Still, he was hitting .304 with seven homers and 37 RBIs, and he’s won his share of games with clutch hits throughout the year.

Two other factors contributing to Hanshin’s rise and proudly pointed out by O’Malley are the fact the Tigers have a fantastic .291 team batting average (they also have the league’s best pitching staff ERA at 3.62) and a coaching roster loaded with former managers.

Hoshino was a long-time, two-term manager of the Chunichi Dragons before taking over the Tigers in 2002, and head coach Koichi Tabuchi managed the Fukuoka Daiei Hawks from 1990 to 1992.

Battery coach Tatsuo Tatsukawa was the field boss of the Hiroshima Carp in 2000 and 2001, and third base coach Akinobu Okada was Hanshin’s Western League minor league team skipper. O’Malley himself piloted the Newark Bears in the North American Independent Atlantic League for four seasons.

“Lots of managerial experience here, and it helps,” said Big Tom who hopes to get back into the manager’s chair some day, maybe here in Japan.

Meanwhile, the Tigers keep winning, but a Japan Series appearance is still a long way off. There is a lot of baseball remaining to be played, and Hanshin cannot become complacent.

Recall 1996 when the Giants came back to win the Central League pennant after being 11 games out of first place in July, riding that hard-on-the-ears English phrase, “Make Drama,” coined by then-Kyojin manager Shigeo Nagashima.

In 1999, the Tigers were in first place at the beginning of June, not by eight games, but still on top. But when the season ended, they finished dead last.

Also, Hanshin still must face its annual jinx, the dreaded August “Shino Roodo” or “Road Trip of Death” when the team gives up its own Koshien Stadium to the mid-summer National High School Baseball Tournament.

This year, the Tigers will play outside Koshien from Aug. 4 to 25. While Bass and the 1985 team were not bothered at all by the “Shino Roodo,” the suitcase survival challenge has in the past spoiled many a season when Hanshin was in first place on Aug. 1 but was not on top at the end of the month. The Tigers are so far the talk of 2003, but it’s a long season.
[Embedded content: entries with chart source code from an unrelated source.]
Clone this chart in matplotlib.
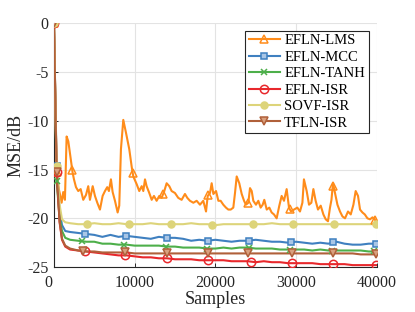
import numpy as np
import matplotlib
matplotlib.use("Agg")
import matplotlib.pyplot as plt
import matplotlib.transforms as mtransforms
from matplotlib.lines import Line2D

plt.rcParams['font.family'] = ['Liberation Serif', 'DejaVu Serif']

# ---------------- data ----------------
labels = ["EFLN-LMS", "EFLN-MCC", "EFLN-TANH", "EFLN-ISR", "SOVF-ISR", "TFLN-ISR"]

# EFLN-LMS (noisy) traced points
lms_x = [0, 330, 600, 740, 950, 1150, 1360, 1570, 1780, 1980, 2310, 2480, 2730, 3010, 3310,
         3630, 3970, 4250, 4460, 4800, 5080, 5370, 5700, 6030, 6320, 6600, 6810, 7060, 7270,
         7560, 7890, 8090, 8300, 8590, 8920, 9330, 9630, 9830, 10250, 10570, 10870, 11070,
         11280, 11480, 11810, 12110, 12390, 12720, 13050, 13340, 13670, 13960, 14290, 14580,
         14990, 15400, 15820, 16230, 16520, 16850, 17270, 17680, 18090, 18500, 18840, 19050,
         19330, 19540, 19750, 20080, 20370, 20650, 20980, 21310, 21600, 21900, 22220, 22430,
         22640, 22960, 23260, 23550, 23790, 24080, 24290, 24500, 24700, 25030, 25320, 25610,
         25860, 26060, 26360, 26680, 26970, 27260, 27590, 27920, 28210, 28500, 28830, 29120,
         29370, 29740, 30150, 30480, 30780, 30970, 31310, 31600, 31890, 32140, 32420, 32710,
         33050, 33380, 33670, 33950, 34200, 34380, 34570, 34820, 35120, 35440, 35740, 36060,
         36430, 36770, 37100, 37380, 37670, 37920, 38220, 38510, 38840, 39160, 39460, 39740,
         40000]
lms_y = [0, -15.2, -17.0, -17.5, -18.4, -17.3, -18.1, -11.6, -12.1, -13.3, -15.3, -16.0, -16.8,
         -17.2, -17.0, -18.1, -17.6, -16.7, -18.1, -16.7, -17.7, -18.4, -19.1, -17.7, -17.2,
         -16.8, -17.2, -16.0, -17.3, -18.2, -19.4, -18.7, -12.9, -9.9, -11.2, -12.9, -14.7,
         -15.7, -16.5, -17.2, -16.7, -17.2, -16.0, -16.7, -17.4, -18.1, -17.7, -18.2, -17.7,
         -17.9, -17.2, -16.4, -16.7, -17.2, -17.4, -17.9, -18.1, -17.5, -17.9, -18.2, -18.4,
         -18.2, -18.6, -18.2, -19.3, -17.7, -17.4, -16.4, -17.5, -17.2, -18.2, -18.2, -18.6,
         -18.9, -19.1, -19.1, -18.9, -17.4, -15.7, -16.4, -17.5, -18.2, -18.6, -18.4, -16.9,
         -17.2, -18.2, -18.6, -18.2, -18.9, -18.6, -18.1, -19.1, -18.9, -19.4, -19.6, -20.0,
         -18.7, -17.7, -18.2, -17.0, -18.9, -19.3, -19.1, -18.9, -19.3, -18.4, -16.0, -17.2,
         -18.6, -18.4, -17.0, -18.2, -19.1, -18.7, -19.6, -20.1, -20.3, -18.9, -18.1, -16.4,
         -17.4, -18.6, -19.3, -19.8, -20.0, -19.3, -19.6, -18.6, -17.2, -17.7, -19.1, -19.4,
         -19.6, -20.0, -20.1, -19.9, -20.1, -20.5]

# Smoother curves share a sample grid
grid_x = [0, 330, 700, 1000, 1400, 2000] + list(range(3000, 40001, 1000))

mcc_y = [0, -14.6, -19.2, -20.7, -21.3, -21.4,
         -21.5, -21.6, -21.7, -21.9, -21.7, -21.9, -21.8, -21.9, -22.0, -22.1, -21.9, -22.0,
         -22.0, -22.1, -22.3, -22.2, -22.3, -22.2, -22.3, -22.4, -22.3, -22.3, -22.2, -22.3,
         -22.4, -22.4, -22.5, -22.4, -22.5, -22.6, -22.5, -22.6, -22.4, -22.6, -22.7, -22.7,
         -22.6, -22.6]
tanh_y = [0, -16.2, -19.9, -21.3, -22.0, -22.2,
          -22.3, -22.4, -22.4, -22.6, -22.6, -22.7, -22.7, -22.8, -22.8, -22.8, -22.8, -22.9,
          -22.9, -23.0, -23.0, -23.0, -23.1, -23.1, -23.0, -23.1, -23.0, -23.0, -23.1, -23.1,
          -23.1, -23.2, -23.2, -23.2, -23.2, -23.3, -23.2, -23.3, -23.3, -23.3, -23.3, -23.3,
          -23.4, -23.4]
isr_y = [0, -15.2, -20.4, -22.2, -22.9, -23.2,
         -23.3, -23.4, -23.5, -23.6, -23.7, -23.8, -23.8, -23.9, -24.0, -24.0, -24.1, -24.1,
         -24.2, -24.2, -24.2, -24.3, -24.3, -24.3, -24.3, -24.4, -24.4, -24.4, -24.5, -24.4,
         -24.5, -24.5, -24.6, -24.6, -24.6, -24.6, -24.7, -24.7, -24.7, -24.7, -24.8, -24.8,
         -24.8, -24.8]
sovf_y = [0, -14.6, -18.6, -20.1, -20.4, -20.5,
          -20.6, -20.6, -20.5, -20.6, -20.6, -20.5, -20.6, -20.6, -20.6, -20.5, -20.6, -20.6,
          -20.6, -20.6, -20.5, -20.6, -20.6, -20.7, -20.6, -20.6, -20.6, -20.6, -20.6, -20.6,
          -20.5, -20.6, -20.6, -20.6, -20.6, -20.6, -20.6, -20.6, -20.6, -20.6, -20.6, -20.6,
          -20.6, -20.6]
tfln_y = [0, -15.2, -20.3, -22.1, -22.8, -23.1,
          -23.3, -23.4, -23.4, -23.5, -23.5, -23.5, -23.5, -23.6, -23.6, -23.6, -23.6, -23.6,
          -23.6, -23.6, -23.6, -23.6, -23.6, -23.6, -23.6, -23.6, -23.6, -23.6, -23.6, -23.6,
          -23.6, -23.6, -23.6, -23.6, -23.6, -23.6, -23.6, -23.6, -23.6, -23.6, -23.6, -23.7,
          -23.7, -23.7]

# marker sample positions
lms_mx = [0, 330, 2270, 9750, 13550, 19120, 24080, 29240, 34540, 39780]
mcc_mx = [0, 330, 3840, 8920, 13970, 19120, 24200, 29370, 34610, 39860]
tanh_mx = [0, 330, 3500, 8700, 13900, 19000, 24200, 29300, 34500, 39700]
isr_mx = [0, 330, 3900, 8800, 13970, 19120, 24370, 29450, 34610, 39860]
sovf_mx = [0, 330, 4130, 9330, 14460, 19540, 24620, 29650, 34730, 39860]
tfln_mx = [0, 330, 3630, 8800, 14050, 19120, 24080, 29450, 34610, 39860]

# ---------------- plot ----------------
fig = plt.figure(figsize=(4.15, 3.12), dpi=100)
ax = fig.add_axes([0.130, 0.144, 0.778, 0.781])

series = [
    (lms_x, lms_y, lms_mx, '#ff8c1a', '^', 'none', 6),
    (grid_x, mcc_y, mcc_mx, '#3f80c0', 's', '#a9c6e6', 5),
    (grid_x, tanh_y, tanh_mx, '#4daf4a', 'x', 'none', 4),
    (grid_x, isr_y, isr_mx, '#e8282c', 'o', 'none', 6),
    (grid_x, sovf_y, sovf_mx, '#ddd47a', 'o', '#ddd47a', 5),
    (grid_x, tfln_y, tfln_mx, '#b0603a', 'v', '#d9a07e', 6),
]

handles = []
for (x, y, mx, c, m, fc, ms), lab in zip(series, labels):
    ax.plot(x, y, color=c, lw=1.5, zorder=3)
    my = np.interp(mx, x, y)
    ax.plot(mx, my, linestyle='none', marker=m, markersize=ms, markeredgecolor=c,
            markerfacecolor=fc, markeredgewidth=1.1, zorder=4)
    handles.append(Line2D([0], [0], color=c, lw=1.5, marker=m, markersize=ms,
                          markeredgecolor=c, markerfacecolor=fc, markeredgewidth=1.1))

ax.set_xlim(0, 40000)
ax.set_ylim(-25, 0)
ax.set_xticks([0, 10000, 20000, 30000, 40000])
ax.set_yticks([-25, -20, -15, -10, -5, 0])
ax.set_xticklabels(['0', '10000', '20000', '30000', '40000'])
ax.set_yticklabels(['-25', '-20', '-15', '-10', '-5', '0'])
ax.grid(True, color='#e3e3e3', lw=0.8)
ax.set_axisbelow(True)
for s in ['top', 'right']:
    ax.spines[s].set_visible(False)
for s in ['left', 'bottom']:
    ax.spines[s].set_color('#262626')
    ax.spines[s].set_linewidth(0.8)
ax.tick_params(direction='in', length=3, width=0.7, labelsize=11.5, colors='#262626')
ax.tick_params(axis='x', pad=6)
ax.tick_params(axis='y', pad=4)
ax.set_xlabel('Samples', fontsize=13, color='#262626', labelpad=0)
ax.set_ylabel('MSE/dB', fontsize=13, color='#262626', labelpad=2)

# shift the "0" x tick label slightly left (as in the reference)
lbl0 = ax.get_xticklabels()[0]
lbl0.set_transform(lbl0.get_transform() +
                   mtransforms.ScaledTranslation(-6 / 100, 0, fig.dpi_scale_trans))

leg = ax.legend(handles, labels, loc='upper right', bbox_to_anchor=(0.888, 0.902),
                bbox_transform=fig.transFigure, borderaxespad=0, fontsize=10.5,
                fancybox=False, framealpha=1, edgecolor='#262626', handlelength=2.1,
                handletextpad=0.3, labelspacing=0.22, borderpad=0.25)
leg.get_frame().set_linewidth(0.8)

fig.savefig('out.png', dpi=100)
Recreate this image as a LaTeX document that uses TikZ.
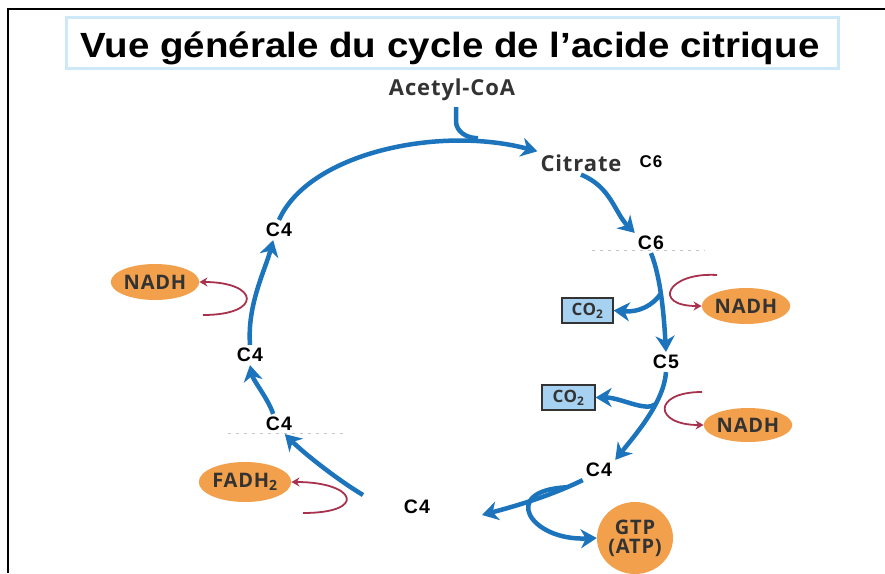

Besides O’Malley, another hopeful as a future American manager in Japan is former Milwaukee Brewers and Detroit Tigers field boss Phil Garner.

A source in the U.S. says Garner heard about the hiring of Trey Hillman by the Nippon Ham Fighters and Leon Lee by the Orix BlueWave and wants Japanese teams to know he is available, experienced and ready to go East.

That’s it for this week. See you at Diamondbacks Day at Tokyo Dome on Sunday.